On another occasion, Peaches found himself victimized by the concept of the pig-in-the-python. He knew the mark in question well enough to know he was not of Harvard or Choate stock; he was, rather, a local slob and tush hog, made more attractive this fine evening by an inability to find the end rail, and a bankroll that looked like a pygmy pumpkin. So Peaches equipped his prospect with a 9-ball handicap from another generation: "Safe Eight", meaning that if le suckeur sinks the 8, the worst he can get in the game is a draw, even if the hustler makes the 9. It's a grind-away proposition of the old school, and Peaches built up a modest bet into a score of $500-plus. By eight or nine the next morning, the bar was empty save for Peaches, the loser and the loser's buddies. Two known wiseguys, both built like wrecking balls, came in, and lo the dawn, Peaches began to understand he was scoring Mafia money. One of the capos saw Peaches' guppy sigh and pay off another $40, and sized up the situation with fearsome speed. "Why you bleeper-bleeper!" he protested most strongly, and in the mouths of truly terrifying individuals, that particular epithet becomes a whole new word, and sounds like nothing else you have ever heard in the language. "My God," thought Peaches, echoing distantly poor Col. Nicholson at the completed bridge on the River Kwai, "What have I done?"
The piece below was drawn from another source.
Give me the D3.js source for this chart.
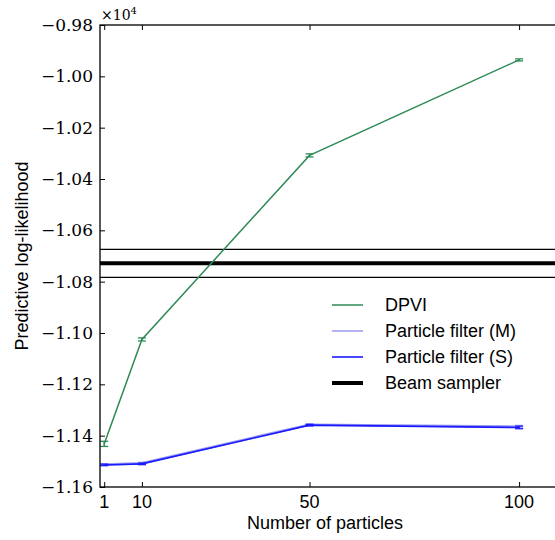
<!DOCTYPE html>
<html lang="en">
<head>
<meta charset="utf-8">
<title>Predictive log-likelihood</title>
<script src="https://cdn.jsdelivr.net/npm/d3@7"></script>
<style>
body { margin: 0; background: #fff; }
svg { display: block; }
</style>
</head>
<body>
<script>

// Data (values in units of 10^4)
var particles = [1, 10, 50, 100];
var dpvi      = [-1.1432, -1.1025, -1.0308, -0.9936];
var dpviErr   = [0.0010, 0.0006, 0.0006, 0.0004];
var pfM       = [-1.1512, -1.1507, -1.1357, -1.1365];
var pfMErr    = [0.0003, 0.0003, 0.0003, 0.0005];
var pfS       = [-1.1514, -1.1510, -1.1359, -1.1368];
var pfSErr    = [0.0003, 0.0003, 0.0003, 0.0005];
var beamMean  = -1.0728;
var beamBand  = [-1.0674, -1.0783];
var yTicks    = [-0.98, -1.00, -1.02, -1.04, -1.06, -1.08, -1.10, -1.12, -1.14, -1.16];
var xTicks    = [1, 10, 50, 100];
var legendNames = ["DPVI", "Particle filter (M)", "Particle filter (S)", "Beam sampler"];

/*********************************************************************/
// Canvas

var W = 555, H = 540;
var mLeft = 100, mTop = 25, mRight = 561, mBottom = 487;

var svg = d3.select("body").append("svg")
	.attr("width", W)
	.attr("height", H);

var x = d3.scaleLinear().domain([0, 110]).range([mLeft, mRight]);
var y = d3.scaleLinear().domain([-1.16, -0.98]).range([mBottom, mTop]);

var serif = "'DejaVu Serif', serif";
var sans = "'Liberation Sans', Arial, sans-serif";

/*********************************************************************/
// Beam sampler

svg.selectAll(".band").data(beamBand).enter()
	.append("line")
	.attr("x1", mLeft).attr("x2", mRight)
	.attr("y1", function(d){ return y(d); })
	.attr("y2", function(d){ return y(d); })
	.style("stroke", "#000")
	.style("stroke-width", 1.3);

svg.append("line")
	.attr("x1", mLeft).attr("x2", mRight)
	.attr("y1", y(beamMean)).attr("y2", y(beamMean))
	.style("stroke", "#000")
	.style("stroke-width", 4);

/*********************************************************************/
// Series

var line = d3.line()
	.x(function(d){ return x(d[0]); })
	.y(function(d){ return y(d[1]); });

function drawSeries(vals, errs, color, width){
	var pts = particles.map(function(p, i){ return [p, vals[i], errs[i]]; });
	svg.append("path")
		.attr("d", line(pts))
		.style("fill", "none")
		.style("stroke", color)
		.style("stroke-width", width);
	var g = svg.append("g");
	pts.forEach(function(d){
		var cx = x(d[0]);
		g.append("line")
			.attr("x1", cx).attr("x2", cx)
			.attr("y1", y(d[1] - d[2])).attr("y2", y(d[1] + d[2]))
			.style("stroke", color).style("stroke-width", width);
		[d[1] - d[2], d[1] + d[2]].forEach(function(v){
			g.append("line")
				.attr("x1", cx - 4).attr("x2", cx + 4)
				.attr("y1", y(v)).attr("y2", y(v))
				.style("stroke", color).style("stroke-width", 1.3);
		});
	});
}

var colors = ["#2e8b57", "#9a9af0", "#1a1aff", "#000"];

drawSeries(dpvi, dpviErr, colors[0], 1.5);
drawSeries(pfM, pfMErr, colors[1], 2.5);
drawSeries(pfS, pfSErr, colors[2], 1.6);

/*********************************************************************/
// Axes frame and ticks

svg.append("rect")
	.attr("x", mLeft).attr("y", mTop)
	.attr("width", mRight - mLeft).attr("height", mBottom - mTop)
	.style("fill", "none")
	.style("stroke", "#000")
	.style("stroke-width", 1.3);

var yAxis = svg.append("g")
	.attr("transform", "translate(" + mLeft + ",0)")
	.call(d3.axisRight(y).tickValues(yTicks).tickSize(5).tickFormat(""));
yAxis.select(".domain").remove();

svg.selectAll(".ylab").data(yTicks).enter()
	.append("text")
	.attr("x", mLeft - 7)
	.attr("y", function(d){ return y(d); })
	.attr("dy", "0.36em")
	.attr("text-anchor", "end")
	.style("font-family", serif)
	.style("font-size", "17px")
	.text(function(d){ return "\u2212" + Math.abs(d).toFixed(2); });

var xBottom = svg.append("g")
	.attr("transform", "translate(0," + mBottom + ")")
	.call(d3.axisTop(x).tickValues(xTicks).tickSize(5).tickFormat(""));
xBottom.select(".domain").remove();

var xTop = svg.append("g")
	.attr("transform", "translate(0," + mTop + ")")
	.call(d3.axisBottom(x).tickValues(xTicks).tickSize(5).tickFormat(""));
xTop.select(".domain").remove();

svg.selectAll(".tick line").style("stroke-width", 1);

svg.selectAll(".xlab").data(xTicks).enter()
	.append("text")
	.attr("x", function(d){ return x(d); })
	.attr("y", mBottom + 21)
	.attr("text-anchor", "middle")
	.style("font-family", sans)
	.style("font-size", "18px")
	.text(function(d){ return d; });

// Offset text
var off = svg.append("text")
	.attr("x", mLeft + 1)
	.attr("y", mTop - 5)
	.style("font-family", serif)
	.style("font-size", "14px");
off.append("tspan").text("\u00d710");
off.append("tspan").attr("dy", -6).style("font-size", "10px").text("4");

/*********************************************************************/
// Axis labels

svg.append("text")
	.attr("x", 325)
	.attr("y", 529)
	.attr("text-anchor", "middle")
	.style("font-family", sans)
	.style("font-size", "18px")
	.text("Number of particles");

svg.append("text")
	.attr("transform", "translate(28," + ((mTop + mBottom) / 2) + ") rotate(-90)")
	.attr("text-anchor", "middle")
	.style("font-family", sans)
	.style("font-size", "18px")
	.text("Predictive log-likelihood");

/*********************************************************************/
// Legend

var legend = svg.append("g").attr("transform", "translate(332,305)");
var widths = [1.5, 1.5, 1.6, 4];
legendNames.forEach(function(name, i){
	var ly = i * 26;
	legend.append("line")
		.attr("x1", 0).attr("x2", 31)
		.attr("y1", ly).attr("y2", ly)
		.style("stroke", colors[i])
		.style("stroke-width", widths[i]);
	legend.append("text")
		.attr("x", 53)
		.attr("y", ly)
		.attr("dy", "0.36em")
		.style("font-family", sans)
		.style("font-size", "18px")
		.text(name);
});

</script>
</body>
</html>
The only out he saw was to let the guy win it back, a grind-away in reverse; he dared no ask to raise the bet nor make the repayment in lump sum, for the prepayment penalties figured to be both swift and severe. So back through the bankroll they went, 14 or 15 games worth, Peaches running no more than two and having to stall at that. "The guy pulled even at three in the afternoon and decided to go to bed," Peaches recalled fondly, "so I feel like I came out ahead, because I'd have gladly thrown in a game or two for goodwill." Even more intriguing than the lamb killer specie is the flock they prey upon. We're talking largely of bars now, I think; un-hustlers make some king-size scores off creatures who wouldn't be caught dead in a poolroom. Indeed, some of the most important money has changed hands when the lamb has invited the hustler back to his fine home to continue the session in private on a well-manicured table. Now the un-hustlers basically represent the game's lowest competitive plane; that is, if you can't beat one of these guys, where is there left to turn? And one cannot ignore the psychological inferences in this. The losers in these clashes, after all, go home to three squares a day and a dry roof over their heads, while their victors continue to scrap for their very existence. Mencken once said, "No one ever went broke underestimating the intelligence of the American public," and P.T. Barnum said, "There's a sucker born every minute." And neither gentleman, it's worth noting, could run three balls.